File-sharing flatline?

Critics like von Lohmann argue that file sharing is still wildly popular and outstrips legal paid music services on the Internet.

But the RIAA insists its lawsuits have arrested Americans’ penchant for free downloads, claiming that the practice has stopped growing. “The growth of illegal file sharing is now a straight line,” says Marks. “More people are using broadband Internet access, which is the easiest way to use peer-to-peer file sharing, yet the number of users has not gone up.”

In fact, the RIAA is looking for ways to expand its strategy into one of the few arenas that have been most resistant to its tactics. Even though the very first RIAA lawsuits were filed against college students, university campuses have proven to be the most resistant to the association’s pressure. That’s because colleges often have local computer networks that are not connected to the Internet. Students can trade files with one another and not be detected by RIAA investigators who troll the Internet looking for copyright violators.

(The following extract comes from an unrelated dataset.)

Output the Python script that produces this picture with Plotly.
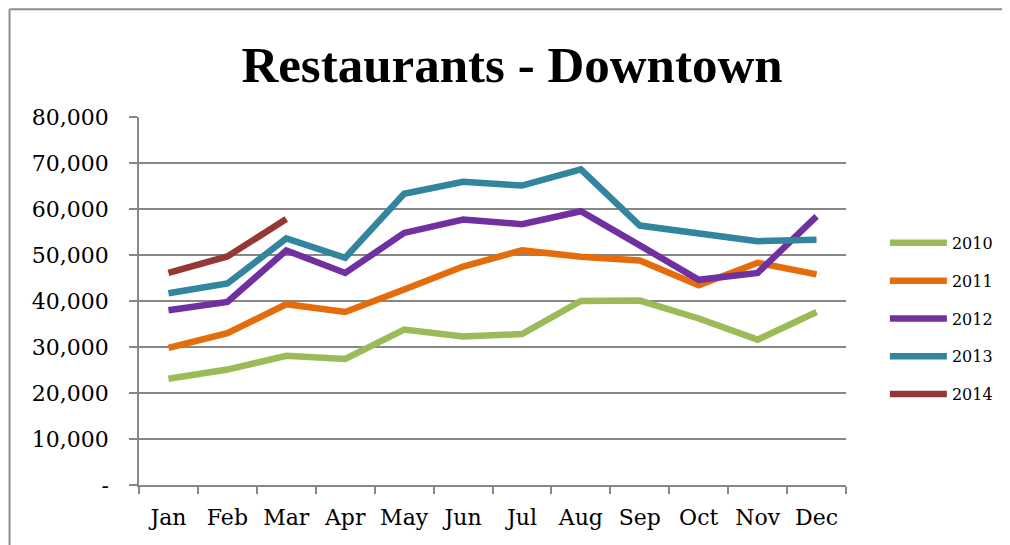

Marks denies claims from critics who assume the program has become a self-sustaining or even profitable venture for the music industry organization. He admits that rulings like Grokster will make it easier to shut down services that allow copyright infringement online, but he says the RIAA’s litigation machine will continue against individuals, too.

“The bottom line is that there is no one solution to this problem,” Marks insists. “A multitiered legal strategy is the only way to have a real, lasting impact. We have no plans to wind it down; it serves a very important purpose.”